'''

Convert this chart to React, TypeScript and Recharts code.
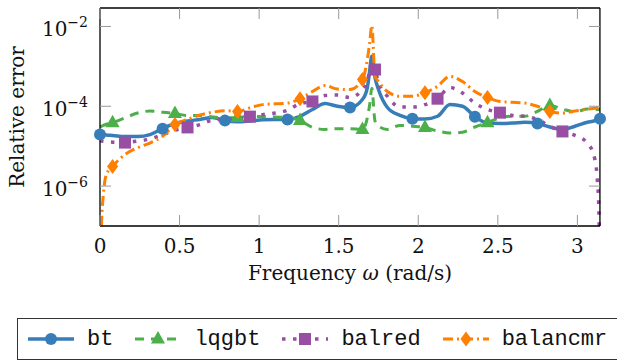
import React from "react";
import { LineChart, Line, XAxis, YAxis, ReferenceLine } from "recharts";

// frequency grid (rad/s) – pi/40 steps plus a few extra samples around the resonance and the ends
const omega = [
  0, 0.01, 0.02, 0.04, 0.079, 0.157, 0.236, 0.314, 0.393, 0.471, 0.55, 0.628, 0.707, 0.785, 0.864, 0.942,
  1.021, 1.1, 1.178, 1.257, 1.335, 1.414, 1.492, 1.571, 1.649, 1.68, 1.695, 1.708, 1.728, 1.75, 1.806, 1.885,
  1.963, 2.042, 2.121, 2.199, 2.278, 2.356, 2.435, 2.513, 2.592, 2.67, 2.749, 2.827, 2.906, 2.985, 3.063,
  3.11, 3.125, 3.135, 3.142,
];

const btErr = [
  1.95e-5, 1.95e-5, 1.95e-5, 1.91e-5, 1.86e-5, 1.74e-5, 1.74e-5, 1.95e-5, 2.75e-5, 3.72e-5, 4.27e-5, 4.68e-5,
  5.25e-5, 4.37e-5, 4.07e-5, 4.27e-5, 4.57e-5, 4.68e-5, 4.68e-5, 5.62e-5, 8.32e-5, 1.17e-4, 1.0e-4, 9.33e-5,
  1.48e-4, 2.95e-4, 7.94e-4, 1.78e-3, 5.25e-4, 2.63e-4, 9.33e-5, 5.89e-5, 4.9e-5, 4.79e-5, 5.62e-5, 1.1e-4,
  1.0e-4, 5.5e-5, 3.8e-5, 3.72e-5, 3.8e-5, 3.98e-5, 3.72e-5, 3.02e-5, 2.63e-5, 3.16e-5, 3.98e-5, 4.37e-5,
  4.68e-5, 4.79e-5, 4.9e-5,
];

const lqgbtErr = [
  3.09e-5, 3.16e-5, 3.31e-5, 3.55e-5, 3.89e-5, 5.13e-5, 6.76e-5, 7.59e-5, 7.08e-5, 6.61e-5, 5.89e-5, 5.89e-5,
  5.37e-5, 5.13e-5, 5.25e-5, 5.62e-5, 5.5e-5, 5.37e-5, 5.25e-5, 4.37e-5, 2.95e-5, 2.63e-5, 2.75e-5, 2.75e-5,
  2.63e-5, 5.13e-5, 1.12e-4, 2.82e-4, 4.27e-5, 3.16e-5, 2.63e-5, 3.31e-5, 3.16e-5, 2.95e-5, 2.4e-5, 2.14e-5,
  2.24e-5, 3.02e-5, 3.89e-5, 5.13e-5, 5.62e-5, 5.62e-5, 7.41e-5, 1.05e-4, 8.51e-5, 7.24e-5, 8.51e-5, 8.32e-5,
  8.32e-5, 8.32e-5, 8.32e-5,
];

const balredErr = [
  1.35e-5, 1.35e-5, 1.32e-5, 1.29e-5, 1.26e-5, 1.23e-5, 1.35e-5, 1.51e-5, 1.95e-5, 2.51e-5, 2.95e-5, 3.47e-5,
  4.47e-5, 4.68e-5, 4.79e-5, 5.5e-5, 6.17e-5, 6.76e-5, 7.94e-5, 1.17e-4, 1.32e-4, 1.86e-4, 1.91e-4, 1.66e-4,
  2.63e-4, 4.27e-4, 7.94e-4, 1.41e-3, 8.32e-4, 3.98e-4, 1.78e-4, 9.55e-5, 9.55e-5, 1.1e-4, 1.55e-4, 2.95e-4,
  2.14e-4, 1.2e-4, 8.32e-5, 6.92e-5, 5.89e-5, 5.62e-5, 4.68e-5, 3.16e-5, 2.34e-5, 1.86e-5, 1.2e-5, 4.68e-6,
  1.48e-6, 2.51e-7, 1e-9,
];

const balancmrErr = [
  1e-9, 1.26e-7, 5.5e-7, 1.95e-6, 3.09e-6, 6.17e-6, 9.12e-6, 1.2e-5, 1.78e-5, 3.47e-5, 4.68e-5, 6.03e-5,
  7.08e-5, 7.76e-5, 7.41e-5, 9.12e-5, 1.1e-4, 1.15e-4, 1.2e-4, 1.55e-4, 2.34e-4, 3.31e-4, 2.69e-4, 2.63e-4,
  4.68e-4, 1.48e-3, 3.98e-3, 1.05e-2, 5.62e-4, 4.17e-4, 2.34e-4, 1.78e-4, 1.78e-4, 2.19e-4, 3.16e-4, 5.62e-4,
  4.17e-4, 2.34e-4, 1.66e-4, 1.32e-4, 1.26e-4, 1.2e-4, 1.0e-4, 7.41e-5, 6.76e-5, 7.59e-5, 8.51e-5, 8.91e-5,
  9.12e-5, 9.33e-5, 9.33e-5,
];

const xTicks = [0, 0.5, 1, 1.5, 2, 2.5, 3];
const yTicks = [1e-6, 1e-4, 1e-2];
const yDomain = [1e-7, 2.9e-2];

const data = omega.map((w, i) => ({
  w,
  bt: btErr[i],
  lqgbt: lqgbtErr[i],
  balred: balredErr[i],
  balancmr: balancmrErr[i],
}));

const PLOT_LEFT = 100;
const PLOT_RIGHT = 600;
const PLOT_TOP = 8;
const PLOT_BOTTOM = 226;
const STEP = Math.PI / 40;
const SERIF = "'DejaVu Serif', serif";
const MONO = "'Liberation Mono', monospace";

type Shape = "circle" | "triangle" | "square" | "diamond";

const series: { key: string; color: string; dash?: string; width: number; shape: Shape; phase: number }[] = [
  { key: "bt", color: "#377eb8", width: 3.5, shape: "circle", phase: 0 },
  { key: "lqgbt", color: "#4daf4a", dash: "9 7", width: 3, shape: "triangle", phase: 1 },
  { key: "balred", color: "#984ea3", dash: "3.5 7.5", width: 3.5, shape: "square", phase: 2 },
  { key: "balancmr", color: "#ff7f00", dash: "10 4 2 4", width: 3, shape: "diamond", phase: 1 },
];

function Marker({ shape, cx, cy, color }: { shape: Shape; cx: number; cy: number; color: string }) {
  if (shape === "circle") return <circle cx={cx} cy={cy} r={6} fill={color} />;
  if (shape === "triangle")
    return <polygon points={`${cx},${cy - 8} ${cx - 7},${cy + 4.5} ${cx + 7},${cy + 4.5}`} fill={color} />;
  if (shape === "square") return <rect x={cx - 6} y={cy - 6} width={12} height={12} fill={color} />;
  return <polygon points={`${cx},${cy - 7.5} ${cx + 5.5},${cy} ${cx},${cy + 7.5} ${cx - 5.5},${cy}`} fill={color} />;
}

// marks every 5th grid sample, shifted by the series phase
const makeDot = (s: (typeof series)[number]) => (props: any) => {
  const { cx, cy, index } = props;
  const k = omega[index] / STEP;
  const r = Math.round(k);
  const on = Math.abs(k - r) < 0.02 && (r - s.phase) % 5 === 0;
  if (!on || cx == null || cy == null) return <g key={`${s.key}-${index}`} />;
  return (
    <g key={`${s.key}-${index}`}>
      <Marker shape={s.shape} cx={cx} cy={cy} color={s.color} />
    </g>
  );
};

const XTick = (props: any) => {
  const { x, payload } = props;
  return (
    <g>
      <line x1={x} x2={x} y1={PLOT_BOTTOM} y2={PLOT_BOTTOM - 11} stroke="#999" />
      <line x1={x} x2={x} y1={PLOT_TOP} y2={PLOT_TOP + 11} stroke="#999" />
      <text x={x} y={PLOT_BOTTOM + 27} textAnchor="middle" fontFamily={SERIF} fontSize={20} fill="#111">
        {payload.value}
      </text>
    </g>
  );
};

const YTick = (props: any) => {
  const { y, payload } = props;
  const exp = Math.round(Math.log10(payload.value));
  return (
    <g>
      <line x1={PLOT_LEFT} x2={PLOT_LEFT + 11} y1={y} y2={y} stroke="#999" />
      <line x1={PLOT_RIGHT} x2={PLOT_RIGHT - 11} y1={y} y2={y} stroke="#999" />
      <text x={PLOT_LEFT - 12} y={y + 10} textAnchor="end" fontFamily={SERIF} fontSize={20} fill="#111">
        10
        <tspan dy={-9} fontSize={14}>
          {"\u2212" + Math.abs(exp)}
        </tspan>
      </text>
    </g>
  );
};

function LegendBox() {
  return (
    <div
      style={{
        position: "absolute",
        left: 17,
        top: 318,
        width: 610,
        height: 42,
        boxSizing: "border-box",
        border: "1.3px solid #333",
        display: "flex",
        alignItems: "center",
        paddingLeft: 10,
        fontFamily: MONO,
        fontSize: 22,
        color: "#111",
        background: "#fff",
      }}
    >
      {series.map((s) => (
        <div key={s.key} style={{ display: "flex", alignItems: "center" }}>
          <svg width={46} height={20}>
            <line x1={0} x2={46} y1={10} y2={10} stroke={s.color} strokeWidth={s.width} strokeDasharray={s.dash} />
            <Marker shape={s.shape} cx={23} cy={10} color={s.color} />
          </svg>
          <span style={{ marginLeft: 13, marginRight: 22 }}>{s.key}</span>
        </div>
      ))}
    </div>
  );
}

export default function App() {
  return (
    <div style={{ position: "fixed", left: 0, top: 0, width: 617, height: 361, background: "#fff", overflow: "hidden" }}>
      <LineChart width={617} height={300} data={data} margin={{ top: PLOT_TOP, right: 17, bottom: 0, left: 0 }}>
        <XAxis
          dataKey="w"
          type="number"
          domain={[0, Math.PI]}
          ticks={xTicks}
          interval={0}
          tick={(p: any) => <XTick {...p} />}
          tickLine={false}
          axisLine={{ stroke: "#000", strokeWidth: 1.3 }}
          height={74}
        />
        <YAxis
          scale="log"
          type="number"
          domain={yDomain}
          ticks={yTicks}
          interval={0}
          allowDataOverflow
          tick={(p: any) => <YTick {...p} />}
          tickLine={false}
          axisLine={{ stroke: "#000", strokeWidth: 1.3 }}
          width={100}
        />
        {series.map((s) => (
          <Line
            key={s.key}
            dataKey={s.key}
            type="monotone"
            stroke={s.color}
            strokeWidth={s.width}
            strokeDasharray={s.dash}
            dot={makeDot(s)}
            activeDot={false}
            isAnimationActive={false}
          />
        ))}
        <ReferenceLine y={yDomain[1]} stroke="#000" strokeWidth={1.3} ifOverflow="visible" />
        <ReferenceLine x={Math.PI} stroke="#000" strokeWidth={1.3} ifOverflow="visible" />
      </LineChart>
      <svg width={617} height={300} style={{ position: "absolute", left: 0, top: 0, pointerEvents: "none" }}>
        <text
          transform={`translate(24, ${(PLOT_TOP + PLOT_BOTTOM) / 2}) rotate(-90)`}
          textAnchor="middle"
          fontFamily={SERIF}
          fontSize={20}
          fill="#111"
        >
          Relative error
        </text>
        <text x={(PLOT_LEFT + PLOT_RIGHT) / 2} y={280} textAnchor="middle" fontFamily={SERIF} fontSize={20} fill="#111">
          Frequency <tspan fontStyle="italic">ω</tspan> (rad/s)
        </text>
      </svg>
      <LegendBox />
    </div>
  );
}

'''

EXERCISE REQUIREMENTS:
Select, from the listing, all lines that include the word "React".

RESULT OF THE TASK:
Convert this chart to React, TypeScript and Recharts code.
import React from "react";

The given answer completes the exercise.